Record excerpts –
+ + + + +
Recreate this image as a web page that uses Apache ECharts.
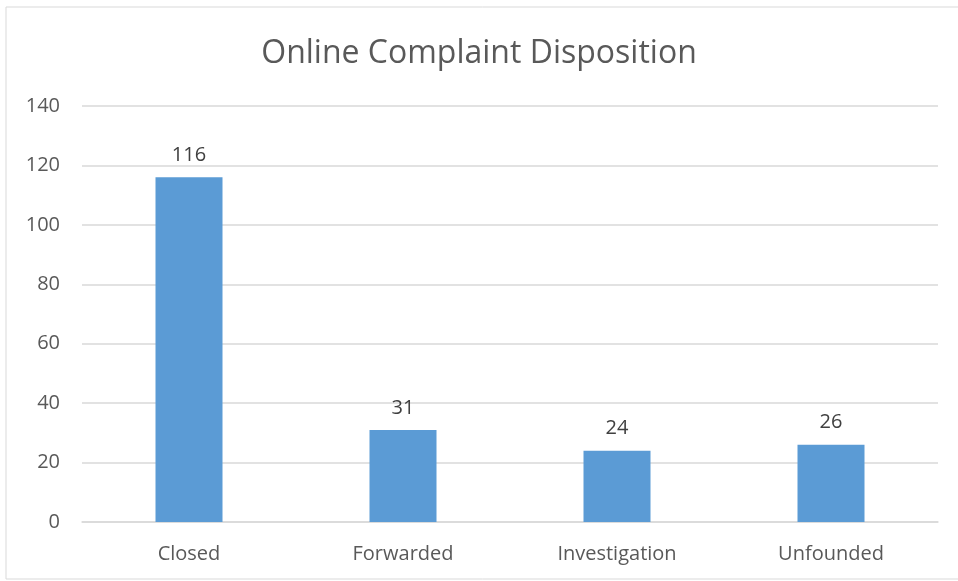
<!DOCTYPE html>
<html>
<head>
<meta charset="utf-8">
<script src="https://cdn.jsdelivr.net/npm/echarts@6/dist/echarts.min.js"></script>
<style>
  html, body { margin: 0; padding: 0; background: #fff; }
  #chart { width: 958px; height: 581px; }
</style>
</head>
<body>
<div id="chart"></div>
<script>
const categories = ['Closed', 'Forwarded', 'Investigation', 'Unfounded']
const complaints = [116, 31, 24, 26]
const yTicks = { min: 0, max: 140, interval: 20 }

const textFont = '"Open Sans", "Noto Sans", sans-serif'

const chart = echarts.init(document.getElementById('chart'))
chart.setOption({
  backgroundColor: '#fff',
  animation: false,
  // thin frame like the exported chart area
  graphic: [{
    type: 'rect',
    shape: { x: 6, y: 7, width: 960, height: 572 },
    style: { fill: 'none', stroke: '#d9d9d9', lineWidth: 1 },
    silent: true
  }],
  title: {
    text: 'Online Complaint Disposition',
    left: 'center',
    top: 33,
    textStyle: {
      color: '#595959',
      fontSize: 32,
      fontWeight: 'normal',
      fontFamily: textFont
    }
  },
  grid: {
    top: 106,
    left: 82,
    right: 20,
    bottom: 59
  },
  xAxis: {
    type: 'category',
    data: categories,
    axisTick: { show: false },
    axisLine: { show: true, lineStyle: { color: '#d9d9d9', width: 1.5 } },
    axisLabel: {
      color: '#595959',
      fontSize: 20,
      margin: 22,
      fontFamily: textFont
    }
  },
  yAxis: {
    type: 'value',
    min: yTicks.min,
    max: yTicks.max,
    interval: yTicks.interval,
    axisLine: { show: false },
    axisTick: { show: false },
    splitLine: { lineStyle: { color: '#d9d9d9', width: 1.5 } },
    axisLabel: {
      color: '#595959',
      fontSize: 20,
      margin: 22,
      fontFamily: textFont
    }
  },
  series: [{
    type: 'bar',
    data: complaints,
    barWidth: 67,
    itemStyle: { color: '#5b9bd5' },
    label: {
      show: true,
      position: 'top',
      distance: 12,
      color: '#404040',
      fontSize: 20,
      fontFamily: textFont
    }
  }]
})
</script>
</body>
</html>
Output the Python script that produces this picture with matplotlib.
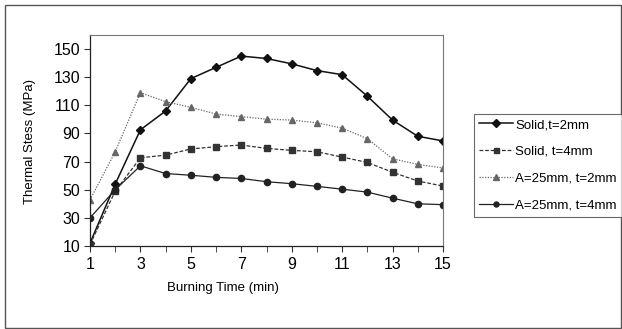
+ + + + +
Aim – Take every line above carrying "this" and return it.

Correct answer –
Recreate this image as a web page that uses Apache ECharts.
Output the Python script that produces this picture with matplotlib.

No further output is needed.